There are few models more important to Stellantis’ future than the Grand Wagoneer. This is the American off-road brand’s biggest and most luxurious model to date, with Range Rover clearly a target for this full-size SUV.
Adding it to the local line-up would give Jeep a new flagship just after the long-awaited new-generation Grand Cherokee arrives in the fourth quarter of 2021. A refreshed line-up is just what Jeep needs to try and turn around its recent sales decline.
Could Stellantis bring back the ‘Commodore’? It might seem a left-field idea, but with PSA Group owning Opel, it has the rights to the car we knew as the ZB Commodore. While it wasn’t as popular as the locally made Commodores, the ZB was still the best-selling large car in the country. It’s a market most have abandoned, but Peugeot still believes it has value, recently launching the all-new 508 here.
So, would a Commodore wearing its original Opel Insignia badge sell better? Hard to say, but there’s certainly potential in the Opel brand. General Motors tried and failed to launch Opel here, and it would be expensive and foolish to establish a brand for just one model. But with the all-new electric Mokka as well as the Crossland X and Grandland X, Opel has a number of vehicles that could work in the local market. Plus, there’s still goodwill for the Astra nameplate if the brand wanted to play in the small-car market.
It’s fair to say the planned revival of the Italian brand as a premium player again has been underwhelming. While both the Giulia sedan and Stelvio SUV have enjoyed critical success, that hasn’t translated into sales. The Giulia has been outsold by both the Jaguar XE and Volvo S60 this year, while the Stelvio is faring even worse in its class - selling just 352 examples, while the likes of the BMW X3 and Mercedes-Benz GLC have notched more than 3000 sales.
Which is where the Tonale comes into play. While it’s unlikely to be a best-seller, a cheaper, smaller SUV option would not only expand the range, but give the Italian brand the type of model that’s popular right now.
Officially, Alfa Romeo Australia hasn’t committed to the Tonale yet, and production was delayed earlier this year, but it would be surprising if they chose to ignore it given the increasing popularity of luxury SUVs.

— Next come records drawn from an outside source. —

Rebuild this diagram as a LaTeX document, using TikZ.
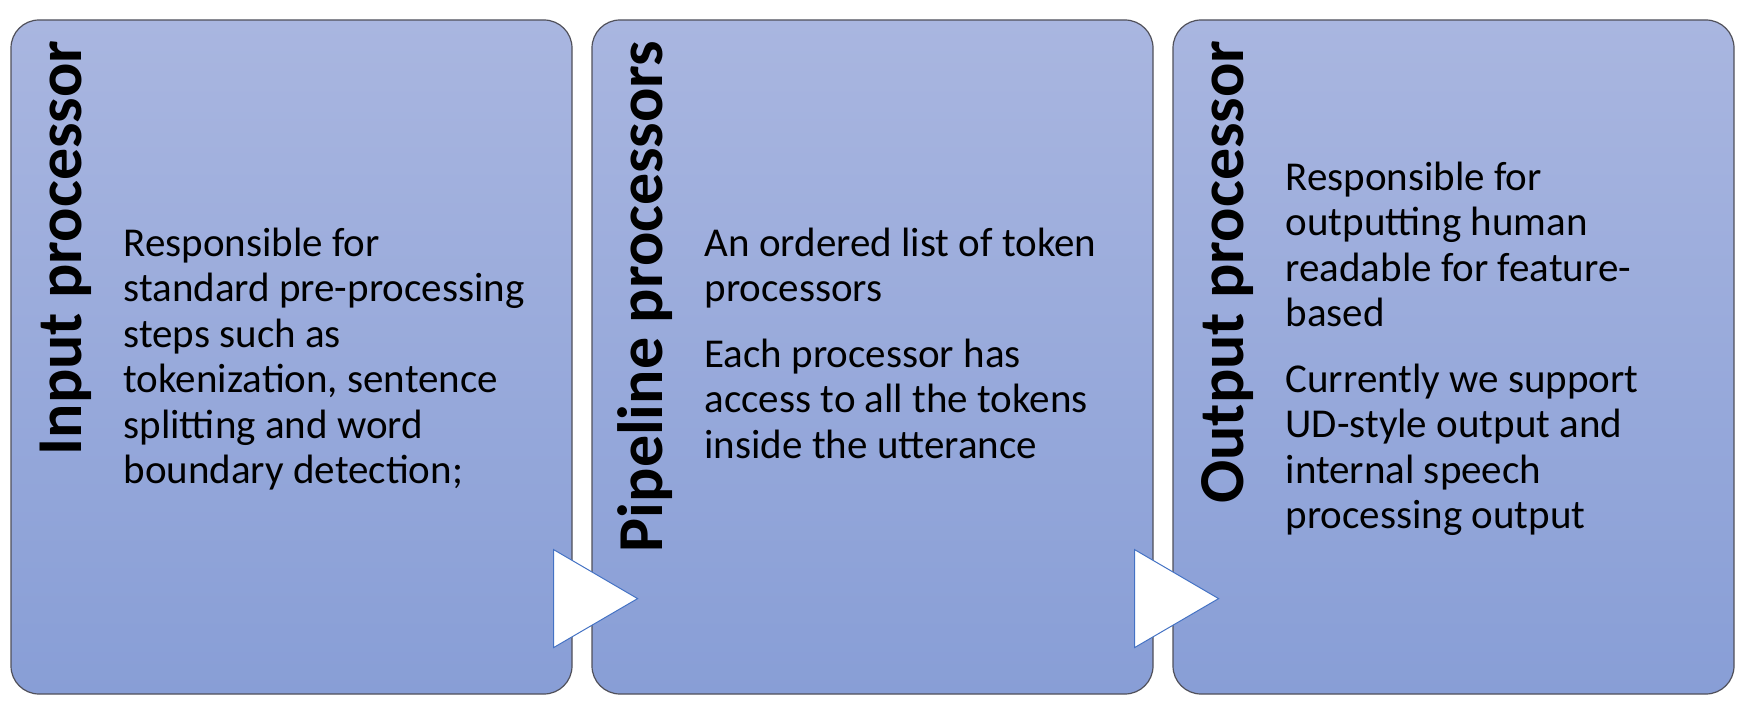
\documentclass[tikz,border=0pt]{standalone}
\usepackage{fontspec}
\setmainfont{Carlito}
\usetikzlibrary{calc}
\definecolor{boxtop}{RGB}{169,182,224}
\definecolor{boxbot}{RGB}{136,158,214}
\definecolor{boxline}{RGB}{80,80,90}
\definecolor{triline}{RGB}{68,114,196}
\begin{document}
\begin{tikzpicture}[x=1pt,y=-1pt,
  panel/.style={draw=boxline, line width=1.2pt, rounded corners=28pt,
    top color=boxtop, bottom color=boxbot,
    minimum width=561pt, minimum height=674pt, inner sep=0pt},
  title/.style={rotate=90, anchor=base east, inner sep=0pt,
    font=\fontsize{64}{70}\selectfont\bfseries},
  body/.style={anchor=base west, inner sep=0pt,
    font=\fontsize{41}{45.5}\selectfont},
  tri/.style={fill=white, draw=triline, line width=1pt, line join=miter}
]
\useasboundingbox (0,0) rectangle (1738,714);

\node[panel] (b1) at (291.5,357) {};
\node[panel] (b2) at (872.5,357) {};
\node[panel] (b3) at (1453.5,357) {};

\node[title] (t1) at ($(b1.north west)+(71,21)$) {Input processor};
\node[title] (t2) at ($(b2.north west)+(71,21)$) {Pipeline processors};
\node[title] (t3) at ($(b3.north west)+(71,21)$) {Output processor};

\node[body] (x1) at ($(b1.north west)+(113,237)$) {\parbox[t]{440pt}{\raggedright
Responsible for\\
standard pre-processing\\
steps such as\\
tokenization, sentence\\
splitting and word\\
boundary detection;}};

\node[body] (x2) at ($(b2.north west)+(113,237)$) {\parbox[t]{440pt}{\raggedright
An ordered list of token\\
processors\\[20pt]
Each processor has\\
access to all the tokens\\
inside the utterance}};

\node[body] (x3) at ($(b3.north west)+(113,171)$) {\parbox[t]{440pt}{\raggedright
Responsible for\\
outputting human\\
readable for feature-\\
based\\[20pt]
Currently we support\\
UD-style output and\\
internal speech\\
processing output}};

\coordinate (a1) at ($(b1.south east)+(-19,-96)$);
\coordinate (a2) at ($(b2.south east)+(-19,-96)$);
\draw[tri] ($(a1)+(0,-49)$) -- ($(a1)+(84,0)$) -- ($(a1)+(0,49)$) -- cycle;
\draw[tri] ($(a2)+(0,-49)$) -- ($(a2)+(84,0)$) -- ($(a2)+(0,49)$) -- cycle;
\end{tikzpicture}
\end{document}
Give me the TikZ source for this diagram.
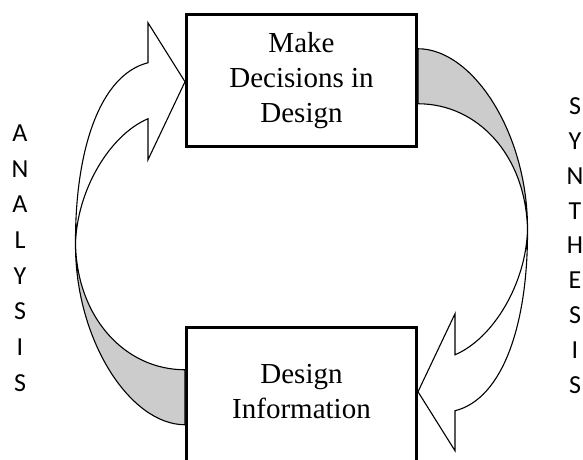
\documentclass[tikz,border=0pt]{standalone}
\usepackage{fontspec}
\setmainfont{Liberation Serif}
\newfontfamily\lettfont{Carlito}
\usetikzlibrary{positioning,calc}

\tikzset{
  box/.style={draw,line width=3pt,minimum width=230pt,minimum height=132pt,align=center,font=\fontsize{29}{35}\selectfont},
  letter/.style={font=\lettfont\fontsize{26}{26}\selectfont,inner sep=0pt},
  band/.style={line width=1.1pt,fill=black!20},
  bend arrow/.pic={
    \draw[band](-226,7) .. controls (-226.5,103) and (-171.5,188) .. (-116.5,188)
      -- (-116.5,133) .. controls (-176.5,133) and (-224.5,81) .. (-226,7) -- cycle;
    \draw[line width=1.1pt,fill=white](-226,7) .. controls (-226.5,-87) and (-201.5,-162) .. (-153.5,-174)
      -- (-153.5,-214) -- (-116.5,-155) -- (-153.5,-77) -- (-153.5,-118)
      .. controls (-191.5,-102) and (-224.5,-47) .. (-226,7) -- cycle;
  }
}

\begin{document}
\begin{tikzpicture}[x=1pt,y=-1pt]
\useasboundingbox (0,0) rectangle (583,459);
\clip (0,0) rectangle (583,459);
\node[box] (dec) at (301.5,80.25) {Make\strut\\Decisions in\strut\\Design\strut};
\node[box,minimum height=134pt,below=178pt of dec] (info) {Design\strut\\Information\strut};
\coordinate (mid) at ($(dec.south)!.5!(info.north)$);
\pic at (mid) {bend arrow};
\pic[rotate=180] at (mid) {bend arrow};
\foreach \ch [count=\i from 0] in {A,N,A,L,Y,S,I,S}
  \node[letter] (an\i) at (20,133+35.7*\i) {\ch};
\foreach \ch [count=\i from 0] in {S,Y,N,T,H,E,S,I,S}
  \node[letter] (sy\i) at (575,106+34.9*\i) {\ch};
\end{tikzpicture}
\end{document}
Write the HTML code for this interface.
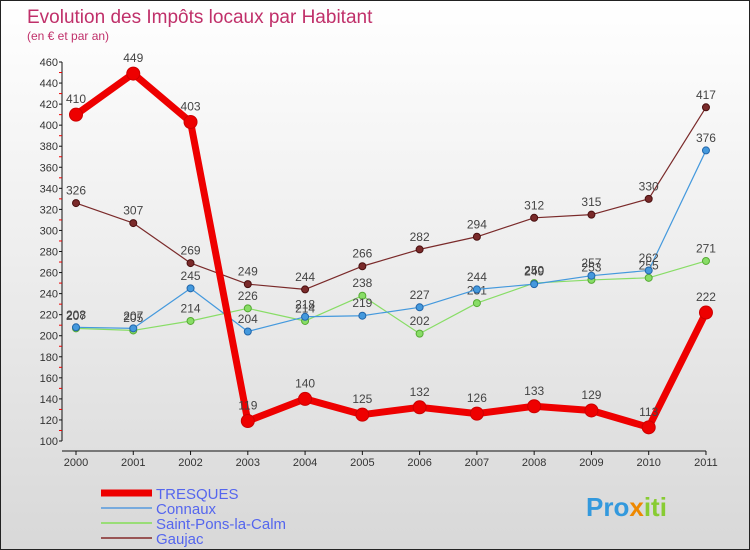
<!DOCTYPE html>
<html><head><meta charset="utf-8"><style>
body{margin:0}
#c{width:748px;height:548px;border:1px solid #222;background:linear-gradient(#fff,#f0f0f0 40%,#d8d8d8);position:relative;overflow:hidden;font-family:"Liberation Sans",sans-serif}
</style></head><body>
<div id="c">
<svg id="s" width="748" height="548">
<text x="26" y="22" font-size="19" fill="#c0306a">Evolution des Impôts locaux par Habitant</text>
<text x="26" y="39" font-size="12" fill="#c0306a">(en € et par an)</text>
</svg>
</div>
<script>
const years=["2000","2001","2002","2003","2004","2005","2006","2007","2008","2009","2010","2011"];
const yTicks=[100,120,140,160,180,200,220,240,260,280,300,320,340,360,380,400,420,440,460];
const tresques=[410,449,403,119,140,125,132,126,133,129,113,222];
const connaux=[208,207,245,204,218,219,227,244,249,257,262,376];
const stpons=[207,205,214,226,214,238,202,231,250,253,255,271];
const gaujac=[326,307,269,249,244,266,282,294,312,315,330,417];
const NS="http://www.w3.org/2000/svg",s=document.getElementById('s');
const X=i=>75+i*57.27, Y=v=>440-(v-100)*(379/360);
function el(t,a,p){const e=document.createElementNS(NS,t);for(const k in a)e.setAttribute(k,a[k]);(p||s).appendChild(e);return e;}
const ax=el('g',{});


el('line',{x1:61,y1:Y(460),x2:61,y2:440,stroke:'#111','stroke-width':1},ax);
el('line',{x1:61,y1:450,x2:705,y2:450,stroke:'#111','stroke-width':1},ax);
yTicks.forEach(v=>{el('line',{x1:58,x2:61,y1:Y(v),y2:Y(v),stroke:'#111'},ax);
if(v<460)el('line',{x1:58,x2:61,y1:Y(v+10),y2:Y(v+10),stroke:'#e00'},ax);
const t=el('text',{x:57,y:Y(v)+4,'text-anchor':'end','font-size':11,fill:'#333'},ax);t.textContent=v;

});
years.forEach((y,i)=>{el('line',{x1:X(i),x2:X(i),y1:450,y2:454,stroke:'#111'},ax);
const t=el('text',{x:X(i),y:465,'text-anchor':'middle','font-size':11,fill:'#333'},ax);t.textContent=y;

});
function series(d,col,w,r,name,dark){
const g=el('g',{});


el('polyline',{points:d.map((v,i)=>X(i)+','+Y(v)).join(' '),fill:'none',stroke:col,'stroke-width':w,'stroke-linejoin':'round'},g);
d.forEach((v,i)=>{const c=el('circle',{cx:X(i),cy:Y(v),r:r,fill:col,stroke:dark,'stroke-width':1},g);


const t=el('text',{x:X(i),y:Y(v)-r-5,'text-anchor':'middle','font-size':12,fill:'#444'},g);t.textContent=v;

});}
series(gaujac,'#7a2a2a',1.2,3.5,'gaujac','#4a1010');
series(stpons,'#88dd66',1.2,3.5,'saint-pons','#55aa33');
series(connaux,'#4499dd',1.2,3.5,'connaux','#2266aa');
series(tresques,'#ee0000',7,6.5,'tresques','#cc0000');
const L=[['TRESQUES','#ee0000',7],['Connaux','#77aadd',2],['Saint-Pons-la-Calm','#99dd77',2],['Gaujac','#995555',2]];
L.forEach((l,i)=>{const g=el('g',{});


const y=492+i*15;el('line',{x1:100,x2:151,y1:y,y2:y,stroke:l[1],'stroke-width':l[2]},g);
const t=el('text',{x:155,y:y+6,'font-size':15,fill:'#5566ee'},g);t.textContent=l[0];});
const lg=el('text',{x:585,y:515,'font-size':26,'font-weight':'bold',fill:'#3399dd'});


lg.innerHTML='<tspan fill="#3399dd">Pro</tspan><tspan fill="#ee8800">x</tspan><tspan fill="#88cc33">iti</tspan>';
</script>
</body></html>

The beauty of a good retro design is that it doesn’t really age. Which is good news for Fiat Australia, because globally the company has committed to an electric future for the pint-sized city car, the 500e, which has a likely high price tag that makes it unappealing for Fiat locally.
Fortunately, Fiat has committed to continue building the current petrol-powered 500 indefinitely, which is good news for Australia because it’s the brand’s biggest selling model and still has a 10 per cent share of the ‘micro car’ market.
Still, the 500e does look promising – with its retro looks and modern zero-emissions powertrain – so who’d like to see that Down Under, too?
The French brand is the second-biggest volume contributor to the would-be Stellantis conglomerate – shifting 1555 units so far in 2020. Almost half of those sales have been the 3008, the French Volkswagen Tiguan alternative.
Which is why the brand’s latest model, the 2008, is so important. It’s the new small SUV that will compete against the likes of the Volkswagen T-Roc, Hyundai Kona and Mazda CX-30, so if it succeeds there is significant (albeit relative) growth potential for Peugeot.